If you have a child or grandchild who’s a young adult (or maybe even not so young) with a substance abuse issue, you likely don’t want to disinherit them. However, you don’t want them using the money in a way that will only harm them. You may want to stipulate that the beneficiary be in recovery for a specified period before they begin to receive any money and that it only be used for things like college.

You have every right to set up a conditional trust (sometimes called a spendthrift or incentive trust) to protect the assets you leave behind and help ensure they don’t end up doing a loved one more harm than good. However, not all conditions are enforceable under the law.

What kind of conditions are unenforceable?
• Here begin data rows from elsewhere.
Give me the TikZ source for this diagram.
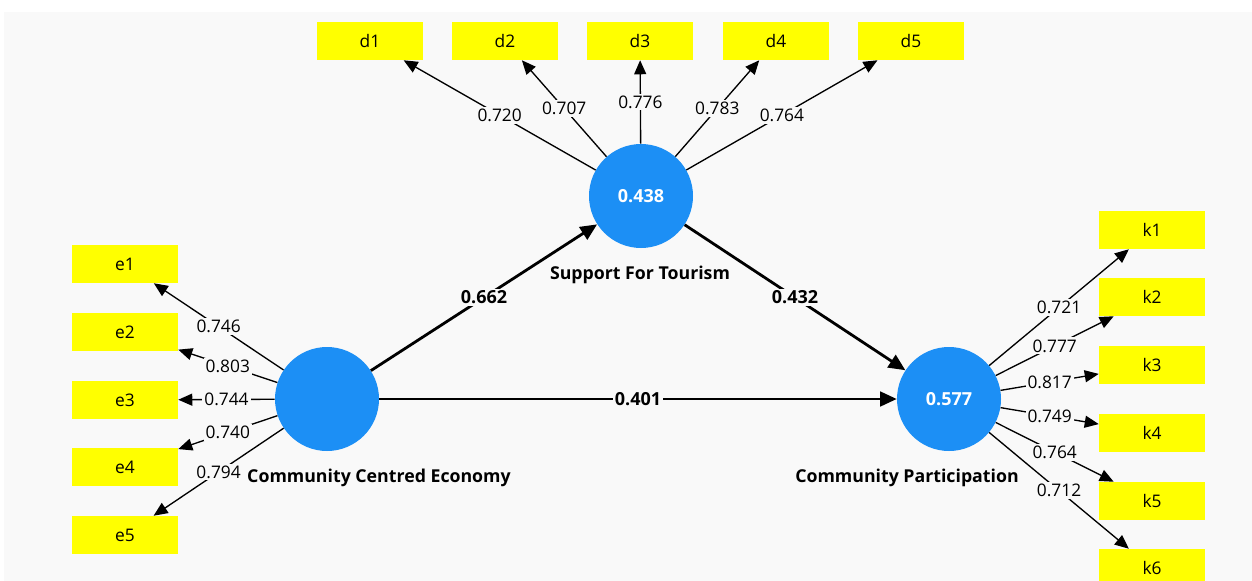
\documentclass[tikz,border=0pt]{standalone}
\usepackage{fontspec}
\setmainfont{Open Sans}
\usetikzlibrary{arrows.meta}
\definecolor{panel}{HTML}{F9F9F9}
\definecolor{lvblue}{HTML}{1C8FF5}
\definecolor{itemyellow}{HTML}{FFFF00}
\tikzset{
  item/.style={fill=itemyellow, minimum width=79.5pt, minimum height=28.5pt,
    inner sep=0pt, font=\fontsize{13}{15}\selectfont},
  latent/.style={circle, fill=lvblue, minimum size=78pt, inner sep=0pt,
    text=white, font=\bfseries\fontsize{13.5}{15}\selectfont},
  loading/.style={draw, line width=1pt, -{Triangle[length=10.5pt,width=9pt]}},
  structural/.style={draw, line width=2.1pt, -{Triangle[length=12.5pt,width=11pt]}},
  wt/.style={fill=panel, inner sep=1.5pt, font=\fontsize{13}{15}\selectfont},
  bwt/.style={wt, font=\bfseries\fontsize{13.5}{15}\selectfont},
  lvname/.style={font=\bfseries\fontsize{13.3}{15}\selectfont}
}
\begin{document}
\begin{tikzpicture}[x=0.75pt,y=-0.75pt]
\useasboundingbox (0,0) rectangle (1252,581);
\clip (0,0) rectangle (1252,581);
\fill[panel] (4,12) rectangle (1252,581);

% latent variables
\node[latent] (cce) at (327,399) {};
\node[latent] (sft) at (641,196) {0.438};
\node[latent] (cp) at (949,399) {0.577};
\node[lvname] (cce-name) at (379,478) {Community Centred Economy};
\node[lvname] (sft-name) at (640,275) {Support For Tourism};
\node[lvname] (cp-name) at (907,478) {Community Participation};

% indicators
\foreach \i/\x in {1/370,2/505,3/640,4/776,5/911}
	\node[item] (d\i) at (\x,41) {d\i};
\foreach \i/\y in {1/264,2/332,3/400,4/467,5/535}
	\node[item] (e\i) at (125,\y) {e\i};
\foreach \i/\y in {1/230,2/297,3/365,4/433,5/501,6/568}
	\node[item] (k\i) at (1152,\y) {k\i};

% outer loadings
\foreach \i/\w in {1/0.720,2/0.707,3/0.776,4/0.783,5/0.764}
	\draw[loading] (sft) -- node[wt] {\w} (d\i);
\foreach \i/\w in {1/0.746,2/0.803,3/0.744,4/0.740,5/0.794}
	\draw[loading] (cce) -- node[wt] {\w} (e\i);
\foreach \i/\w in {1/0.721,2/0.777,3/0.817,4/0.749,5/0.764,6/0.712}
	\draw[loading] (cp) -- node[wt] {\w} (k\i);

% path coefficients
\draw[structural] (cce) -- node[bwt] {0.662} (sft);
\draw[structural] (sft) -- node[bwt] {0.432} (cp);
\draw[structural] (cce) -- node[bwt] {0.401} (cp);
\end{tikzpicture}
\end{document}
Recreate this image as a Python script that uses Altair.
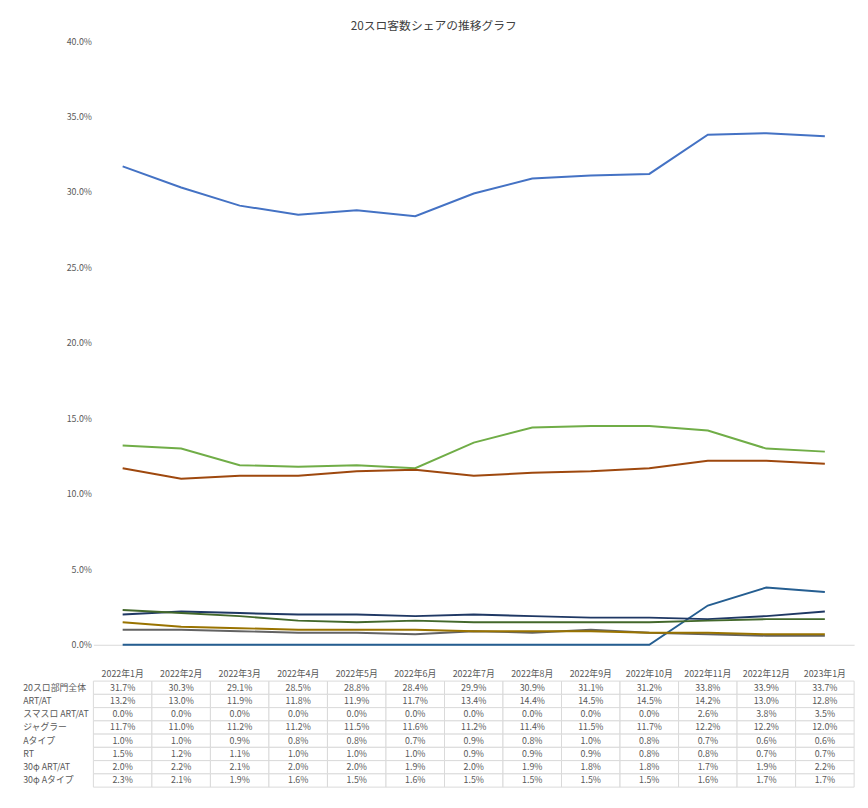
import altair as alt
import pandas as pd

months = ["2022年1月", "2022年2月", "2022年3月", "2022年4月", "2022年5月", "2022年6月", "2022年7月",
          "2022年8月", "2022年9月", "2022年10月", "2022年11月", "2022年12月", "2023年1月"]
series = ["20スロ部門全体", "ART/AT", "スマスロ ART/AT", "ジャグラー", "Aタイプ", "RT", "30φ ART/AT", "30φ Aタイプ"]
colors = ["#4472C4", "#70AD47", "#255E91", "#9E480E", "#636363", "#997300", "#1F3864", "#43682B"]

total = [31.7, 30.3, 29.1, 28.5, 28.8, 28.4, 29.9, 30.9, 31.1, 31.2, 33.8, 33.9, 33.7]
art_at = [13.2, 13.0, 11.9, 11.8, 11.9, 11.7, 13.4, 14.4, 14.5, 14.5, 14.2, 13.0, 12.8]
smasuro = [0.0, 0.0, 0.0, 0.0, 0.0, 0.0, 0.0, 0.0, 0.0, 0.0, 2.6, 3.8, 3.5]
juggler = [11.7, 11.0, 11.2, 11.2, 11.5, 11.6, 11.2, 11.4, 11.5, 11.7, 12.2, 12.2, 12.0]
a_type = [1.0, 1.0, 0.9, 0.8, 0.8, 0.7, 0.9, 0.8, 1.0, 0.8, 0.7, 0.6, 0.6]
rt = [1.5, 1.2, 1.1, 1.0, 1.0, 1.0, 0.9, 0.9, 0.9, 0.8, 0.8, 0.7, 0.7]
p30_art = [2.0, 2.2, 2.1, 2.0, 2.0, 1.9, 2.0, 1.9, 1.8, 1.8, 1.7, 1.9, 2.2]
p30_a = [2.3, 2.1, 1.9, 1.6, 1.5, 1.6, 1.5, 1.5, 1.5, 1.5, 1.6, 1.7, 1.7]

values = [total, art_at, smasuro, juggler, a_type, rt, p30_art, p30_a]
rows = []
for name, vals in zip(series, values):
    for m, v in zip(months, vals):
        rows.append({"month": m, "series": name, "share": v / 100, "label": f"{v:.1f}%"})
df = pd.DataFrame(rows)

FONT = "Noto Sans CJK JP"
W = 775
EXT = 82
color = alt.Color("series:N", scale=alt.Scale(domain=series, range=colors),
                  legend=alt.Legend(title=None, orient="bottom", direction="horizontal",
                                    symbolType="stroke", symbolStrokeWidth=2, symbolSize=300,
                                    labelFontSize=9, labelColor="#595959", columnPadding=18))

lines = alt.Chart(df).mark_line(strokeWidth=2).encode(
    x=alt.X("month:N", sort=months, title=None, scale=alt.Scale(type="point", padding=0.5),
            axis=alt.Axis(labels=False, ticks=False, domainColor="#d9d9d9", grid=False)),
    y=alt.Y("share:Q", title=None, scale=alt.Scale(domain=[0, 0.4]),
            axis=alt.Axis(format=".1%", values=[i * 0.05 for i in range(9)], grid=False, domain=False,
                          ticks=False, labelFontSize=9, labelColor="#595959",
                          minExtent=EXT, maxExtent=EXT)),
    color=color,
).properties(width=W, height=615)

cells = alt.Chart(df).mark_rect(fill="white", stroke="#d9d9d9").encode(
    x=alt.X("month:N", sort=months, title=None,
            axis=alt.Axis(orient="top", labelAngle=0, ticks=False, domain=False, labelPadding=3,
                          labelFontSize=9, labelColor="#595959")),
    y=alt.Y("series:N", sort=series, title=None,
            axis=alt.Axis(labelAlign="left", labelPadding=72, ticks=False, domain=False,
                          labelFontSize=9, labelColor="#595959", minExtent=EXT, maxExtent=EXT)),
)
texts = alt.Chart(df).mark_text(fontSize=9, color="#595959").encode(
    x=alt.X("month:N", sort=months),
    y=alt.Y("series:N", sort=series),
    text="label:N",
)
swatch = alt.Chart(df).mark_tick(opacity=0).encode(
    x=alt.X("month:N", sort=months), y=alt.Y("series:N", sort=series), color=color)
table = alt.layer(cells, texts, swatch).properties(width=W, height=108)

chart = alt.vconcat(lines, table, spacing=20).resolve_scale(color="shared").resolve_legend(
    color="shared").properties(
    title=alt.TitleParams("20スロ客数シェアの推移グラフ", fontSize=12, fontWeight="normal",
                          color="#404040", anchor="middle")
).configure(font=FONT).configure_view(stroke=None)

chart.save("out.html", embed_options={"renderer": "svg", "actions": False})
It’s typically legal to place conditions that incentivize someone to do something that’s in their best interests – like going into recovery or finishing college (or other training that will help them become self-sufficient. However, some conditions cannot legally be enforced.

Among the conditions that can be challenged in court and likely ruled unenforceable include the following:

  • Any requirements to get married or divorced – or stipulations about whom someone can or can’t marry
  • Any conditions involving someone’s religion – or lack of one. This can include requiring someone to convert to a particular faith
  • Requirements that the beneficiary do anything illegal to get the inheritance

The first two are the most commonly tried – usually by people who think they’re doing the right thing. However, by having experienced legal guidance as you develop your trusts, you help ensure that you place needed safeguards on your assets but not by including stipulations that are unenforceable.